— BEGIN RECORDS FOR THIS EXERCISE —

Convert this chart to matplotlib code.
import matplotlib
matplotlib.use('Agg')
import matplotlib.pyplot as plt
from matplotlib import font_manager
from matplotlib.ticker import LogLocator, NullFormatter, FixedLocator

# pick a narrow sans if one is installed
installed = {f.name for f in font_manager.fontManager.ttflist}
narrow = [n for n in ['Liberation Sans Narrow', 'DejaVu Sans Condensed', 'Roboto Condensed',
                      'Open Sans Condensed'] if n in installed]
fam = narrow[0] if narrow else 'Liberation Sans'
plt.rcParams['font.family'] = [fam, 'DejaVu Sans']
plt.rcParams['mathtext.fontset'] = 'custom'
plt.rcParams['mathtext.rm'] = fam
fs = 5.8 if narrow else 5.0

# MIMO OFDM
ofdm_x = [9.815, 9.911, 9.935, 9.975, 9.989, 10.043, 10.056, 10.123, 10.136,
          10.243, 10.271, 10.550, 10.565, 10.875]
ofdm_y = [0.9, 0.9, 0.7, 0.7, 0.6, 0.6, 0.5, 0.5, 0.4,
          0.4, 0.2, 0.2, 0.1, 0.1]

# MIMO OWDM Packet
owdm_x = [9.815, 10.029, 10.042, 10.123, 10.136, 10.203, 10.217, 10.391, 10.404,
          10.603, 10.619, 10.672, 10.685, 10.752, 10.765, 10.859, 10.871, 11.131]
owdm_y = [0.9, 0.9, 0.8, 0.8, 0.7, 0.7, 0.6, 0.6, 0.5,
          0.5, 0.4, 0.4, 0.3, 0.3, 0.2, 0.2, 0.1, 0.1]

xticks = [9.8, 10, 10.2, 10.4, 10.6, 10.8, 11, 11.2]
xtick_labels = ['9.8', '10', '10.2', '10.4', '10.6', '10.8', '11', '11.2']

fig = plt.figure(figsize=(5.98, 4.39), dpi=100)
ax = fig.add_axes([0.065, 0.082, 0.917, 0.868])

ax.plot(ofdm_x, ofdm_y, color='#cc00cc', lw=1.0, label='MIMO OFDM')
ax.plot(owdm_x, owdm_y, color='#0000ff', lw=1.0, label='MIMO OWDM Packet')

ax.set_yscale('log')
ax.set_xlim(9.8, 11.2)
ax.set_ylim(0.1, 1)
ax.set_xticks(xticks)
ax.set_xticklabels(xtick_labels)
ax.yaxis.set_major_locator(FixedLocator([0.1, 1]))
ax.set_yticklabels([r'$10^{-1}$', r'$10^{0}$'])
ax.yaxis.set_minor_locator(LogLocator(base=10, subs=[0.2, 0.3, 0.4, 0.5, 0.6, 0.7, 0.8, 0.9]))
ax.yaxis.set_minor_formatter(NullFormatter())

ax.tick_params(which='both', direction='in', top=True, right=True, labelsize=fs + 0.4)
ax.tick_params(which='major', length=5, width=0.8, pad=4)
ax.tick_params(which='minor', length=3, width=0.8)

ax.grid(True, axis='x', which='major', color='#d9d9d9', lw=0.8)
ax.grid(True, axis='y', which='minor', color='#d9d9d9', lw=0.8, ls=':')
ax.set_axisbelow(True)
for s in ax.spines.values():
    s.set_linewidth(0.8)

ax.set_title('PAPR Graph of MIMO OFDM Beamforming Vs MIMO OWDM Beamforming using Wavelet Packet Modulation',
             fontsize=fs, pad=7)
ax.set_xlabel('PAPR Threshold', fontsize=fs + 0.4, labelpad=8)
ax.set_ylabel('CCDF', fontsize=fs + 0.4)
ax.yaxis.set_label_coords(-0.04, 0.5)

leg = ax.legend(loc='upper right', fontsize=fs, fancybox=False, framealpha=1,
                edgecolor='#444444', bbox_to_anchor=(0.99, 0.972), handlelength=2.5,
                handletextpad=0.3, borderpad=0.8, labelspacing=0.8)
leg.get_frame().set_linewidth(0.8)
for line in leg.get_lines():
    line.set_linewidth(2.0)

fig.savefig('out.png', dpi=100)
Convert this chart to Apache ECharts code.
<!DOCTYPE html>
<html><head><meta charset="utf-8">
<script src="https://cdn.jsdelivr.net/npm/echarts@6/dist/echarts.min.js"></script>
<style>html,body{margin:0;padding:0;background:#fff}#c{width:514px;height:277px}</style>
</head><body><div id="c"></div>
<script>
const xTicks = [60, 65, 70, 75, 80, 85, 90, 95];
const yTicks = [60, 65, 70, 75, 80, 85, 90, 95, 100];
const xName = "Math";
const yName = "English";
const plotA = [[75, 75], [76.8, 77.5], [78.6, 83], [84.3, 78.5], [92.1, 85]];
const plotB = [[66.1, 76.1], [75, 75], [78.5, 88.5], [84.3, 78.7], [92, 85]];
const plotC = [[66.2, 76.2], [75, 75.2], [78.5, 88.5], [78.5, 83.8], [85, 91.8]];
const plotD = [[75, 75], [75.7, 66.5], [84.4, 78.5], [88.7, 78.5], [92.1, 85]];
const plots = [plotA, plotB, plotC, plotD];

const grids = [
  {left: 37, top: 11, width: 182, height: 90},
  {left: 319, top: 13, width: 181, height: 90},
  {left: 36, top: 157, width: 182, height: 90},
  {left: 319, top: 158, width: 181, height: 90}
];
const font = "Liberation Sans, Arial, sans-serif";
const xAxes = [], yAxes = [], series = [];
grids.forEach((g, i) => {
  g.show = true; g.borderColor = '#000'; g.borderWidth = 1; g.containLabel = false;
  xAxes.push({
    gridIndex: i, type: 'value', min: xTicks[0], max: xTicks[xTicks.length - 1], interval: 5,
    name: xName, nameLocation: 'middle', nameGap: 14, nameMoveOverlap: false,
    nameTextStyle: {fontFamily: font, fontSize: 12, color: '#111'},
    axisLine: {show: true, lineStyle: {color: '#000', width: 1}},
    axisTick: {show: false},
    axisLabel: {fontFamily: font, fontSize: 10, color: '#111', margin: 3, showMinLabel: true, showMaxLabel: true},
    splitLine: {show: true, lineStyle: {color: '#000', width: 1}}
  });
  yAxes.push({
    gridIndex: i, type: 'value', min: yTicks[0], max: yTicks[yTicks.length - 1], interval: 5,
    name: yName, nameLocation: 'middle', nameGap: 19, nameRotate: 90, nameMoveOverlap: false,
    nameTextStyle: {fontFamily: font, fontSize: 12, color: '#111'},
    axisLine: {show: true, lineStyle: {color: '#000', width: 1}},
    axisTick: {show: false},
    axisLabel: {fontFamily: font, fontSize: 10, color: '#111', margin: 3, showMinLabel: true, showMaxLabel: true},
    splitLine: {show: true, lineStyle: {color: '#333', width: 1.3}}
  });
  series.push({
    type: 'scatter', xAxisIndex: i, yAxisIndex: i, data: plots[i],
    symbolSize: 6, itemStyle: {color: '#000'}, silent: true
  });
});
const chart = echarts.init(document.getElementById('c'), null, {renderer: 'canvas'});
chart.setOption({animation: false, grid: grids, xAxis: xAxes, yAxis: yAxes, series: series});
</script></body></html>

— END RECORDS FOR THIS EXERCISE —

> **OBJECTIVE**: Return a word-for-word copy of the lines from the beginning of the listing to the line holding "fs = 5.8 if narrow else 5.0", both kept.

> **RESPONSE**:
Convert this chart to matplotlib code.
import matplotlib
matplotlib.use('Agg')
import matplotlib.pyplot as plt
from matplotlib import font_manager
from matplotlib.ticker import LogLocator, NullFormatter, FixedLocator

# pick a narrow sans if one is installed
installed = {f.name for f in font_manager.fontManager.ttflist}
narrow = [n for n in ['Liberation Sans Narrow', 'DejaVu Sans Condensed', 'Roboto Condensed',
                      'Open Sans Condensed'] if n in installed]
fam = narrow[0] if narrow else 'Liberation Sans'
plt.rcParams['font.family'] = [fam, 'DejaVu Sans']
plt.rcParams['mathtext.fontset'] = 'custom'
plt.rcParams['mathtext.rm'] = fam
fs = 5.8 if narrow else 5.0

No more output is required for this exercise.